Los Alamos National Lab Develops Superconducting Quantum Interference Device (SQUID)
(SantaFeMexican) Researchers at Los Alamos National Laboratory have developed a Superconducting Quantum Interference Device (SQUID) device that is only a fraction of the diameter of a human hair, but it’s much larger than most things that follow quantum laws. Unlike atoms and individual molecules, the SQUID is potentially visible under a microscope, and the research team expects to make bigger versions in the future.
Electronic SQUIDs are common in medical imaging machines and other applications that rely on sensitive magnetic sensors. They detect changes in magnetic fields by monitoring the flow of electric current in a loop. Conventional SQUIDs are sensitive to the very smallest magnet field quantity allowed by quantum mechanics. Although circuitry of electronic SQUIDs can be large enough to see with the naked eye, the quantum interactions involve invisible magnetic fields and electric currents inside wires.
The Los Alamos atomtronic SQUID, on the other hand, relies on clouds of super-cold atoms trapped with laser light, instead of electric currents inside metal. That means one could potentially watch quantum interactions as they play out by observing the atom clouds in motion.

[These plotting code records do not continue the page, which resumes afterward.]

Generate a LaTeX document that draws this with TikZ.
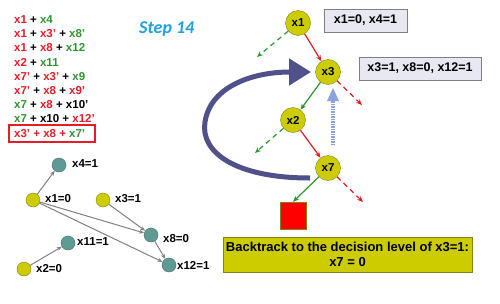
\documentclass[tikz,border=0pt]{standalone}
\usepackage{fontspec}
\setmainfont{Liberation Sans}
\newfontfamily\stepfont{Carlito}
\usetikzlibrary{arrows.meta}

\definecolor{litred}{RGB}{232,28,36}
\definecolor{litgreen}{RGB}{46,150,46}
\definecolor{olive}{RGB}{204,204,0}
\definecolor{olivedark}{RGB}{130,130,20}
\definecolor{tealnode}{RGB}{95,155,148}
\definecolor{tealdark}{RGB}{70,110,105}
\definecolor{boxfill}{RGB}{232,232,242}
\definecolor{bigarrow}{RGB}{80,80,138}
\definecolor{liteblue}{RGB}{140,162,222}
\definecolor{stepblue}{RGB}{30,160,225}

\newcommand{\R}[1]{\textcolor{litred}{#1}}
\newcommand{\G}[1]{\textcolor{litgreen}{#1}}

\tikzset{
  txt/.style={font=\bfseries\fontsize{11.5}{14}\selectfont, inner sep=0pt},
  clause/.style={txt, anchor=west},
  dec/.style={circle, draw=olivedark, fill=olive, minimum size=25pt, inner sep=0pt, txt},
  imp/.style={circle, draw=tealdark, fill=tealnode, minimum size=14pt, inner sep=0pt},
  impy/.style={circle, draw=olivedark, fill=olive, minimum size=14pt, inner sep=0pt},
  lbl/.style={txt, anchor=west},
  infobox/.style={draw=gray, fill=boxfill, font=\bfseries\fontsize{12.5}{15}\selectfont, inner sep=0pt},
  solidedge/.style={-{Stealth[length=6pt,width=5pt]}, line width=1.2pt},
  dashedge/.style={-{Stealth[length=6pt,width=5pt]}, line width=1.2pt, dash pattern=on 5pt off 4pt},
  impl/.style={-{Stealth[length=5pt,width=4pt]}, draw=gray, line width=1pt}
}

\begin{document}
\begin{tikzpicture}[x=1pt,y=-1pt]
    \useasboundingbox (0,0) rectangle (500,303);

    % Clauses
    \node[clause] (c1) at (14,20) {\R{x1} + \G{x4}};
    \node[clause] (c2) at (14,34) {\R{x1} + \R{x3'} + \G{x8'}};
    \node[clause] (c3) at (14,48) {\R{x1} + \R{x8} + \G{x12}};
    \node[clause] (c4) at (14,62) {\R{x2} + \G{x11}};
    \node[clause] (c5) at (14,77) {\R{x7'} + \R{x3'} + \G{x9}};
    \node[clause] (c6) at (14,91) {\R{x7'} + \R{x8} + \R{x9'}};
    \node[clause] (c7) at (14,105) {\G{x7} + \R{x8} + x10'};
    \node[clause] (c8) at (14,119) {\G{x7} + x10 + \R{x12'}};
    \node[clause] (c9) at (14,134) {\R{x3' + x8 +} \G{x7'}};
    \draw[litred, line width=1.3pt] (9,125) rectangle (95,142);

    \node[anchor=west, inner sep=0pt, text=stepblue, font=\stepfont\bfseries\itshape\fontsize{18}{21}\selectfont] (step) at (139,29) {Step 14};

    % Decision tree
    \node[dec] (x1) at (298,23) {x1};
    \node[dec] (x3) at (328,72) {x3};
    \node[dec] (x2) at (293,120) {x2};
    \node[dec] (x7) at (328,168) {x7};
    \node[draw=olivedark, fill=red, minimum width=26pt, minimum height=27pt, inner sep=0pt] (confl) at (293,215.5) {};

    \coordinate (d1) at (257,57);
    \coordinate (d3) at (362,105);
    \coordinate (d2) at (255,153);
    \coordinate (d7) at (363,202);

    \draw[solidedge, litred] (x1) -- (x3);
    \draw[solidedge, litgreen] (x3) -- (x2);
    \draw[solidedge, litred] (x2) -- (x7);
    \draw[solidedge, litgreen] (x7) -- (confl.north);
    \draw[dashedge, litgreen] (x1) -- (d1);
    \draw[dashedge, litred] (x3) -- (d3);
    \draw[dashedge, litgreen] (x2) -- (d2);
    \draw[dashedge, litred] (x7) -- (d7);

    % Assignment boxes
    \node[infobox, minimum width=83pt, minimum height=23pt] (b1) at (365.5,20.5) {x1=0, x4=1};
    \node[infobox, minimum width=122pt, minimum height=23pt] (b3) at (420,68.5) {x3=1, x8=0, x12=1};
    \node[draw=olivedark, fill=olive, minimum width=249pt, minimum height=35pt, inner sep=0pt, align=center, font=\bfseries\fontsize{13}{15}\selectfont] (back) at (347.5,254.5) {Backtrack to the decision level of x3=1:\\x7 = 0};

    % Backtrack arrows
    \coordinate (tailb) at (310,178);
    \draw[bigarrow, line width=5pt, -{Triangle[length=22pt,width=26pt]}] (tailb) .. controls (235,178) and (200,152) .. (205,122) .. controls (210,88) and (250,72) .. (311,72);
    \coordinate (upbot) at (333,145);
    \coordinate (uptop) at (333,88);
    \draw[liteblue, line width=4pt, dash pattern=on 1.5pt off 1pt] (upbot) -- (333,100);
    \fill[liteblue] (uptop) -- (327,101) -- (339,101) -- cycle;

    % Implication graph
    \node[imp] (n4) at (59,165) {};
    \node[impy] (n1) at (33,200) {};
    \node[impy] (n3) at (103,200) {};
    \node[imp] (n8) at (151,235) {};
    \node[imp] (n11) at (68,243) {};
    \node[impy] (n2) at (24,269) {};
    \node[imp] (n12) at (169,265) {};

    \node[lbl] at (72,164) {x4=1};
    \node[lbl] at (45,199) {x1=0};
    \node[lbl] at (115,199) {x3=1};
    \node[lbl] at (163,239) {x8=0};
    \node[lbl] at (77,242) {x11=1};
    \node[lbl] at (36,269) {x2=0};
    \node[lbl] at (177,265) {x12=1};

    \draw[impl] (n1) -- (n4);
    \draw[impl] (n1) -- (n8);
    \draw[impl] (n1) -- (n12);
    \draw[impl] (n3) -- (n8);
    \draw[impl] (n8) -- (n12);
    \draw[impl] (n2) -- (n11);
\end{tikzpicture}
\end{document}
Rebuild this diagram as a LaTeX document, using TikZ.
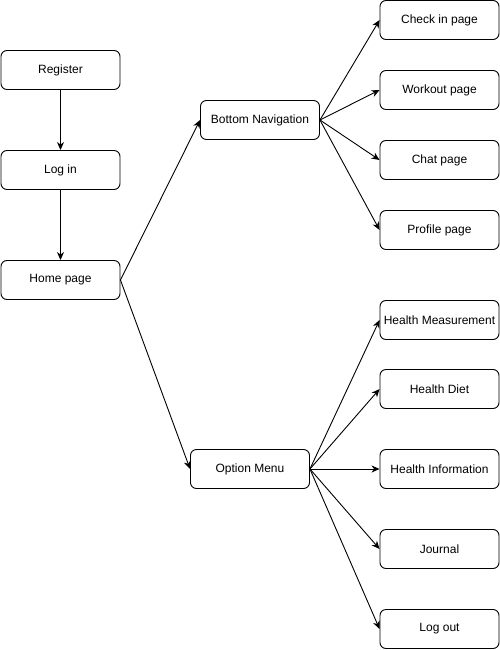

The individual atoms in an atomtronic SQUID obey quantum rules, including the ability to blend together to become a single cloud-like entity, which in turn follows quantum rules. There’s no limit to how many atoms can come together this way, which means that we can make very large blobs of atoms that are potentially both visible and quantum mechanical at the same time. The result is something that exists simultaneously in the weird quantum world and ours. Just what that will look like isn’t yet clear, but it will potentially help solve the mystery of how everyone and everything around us are built of quantum pieces although we live a distinctly non-quantum existence.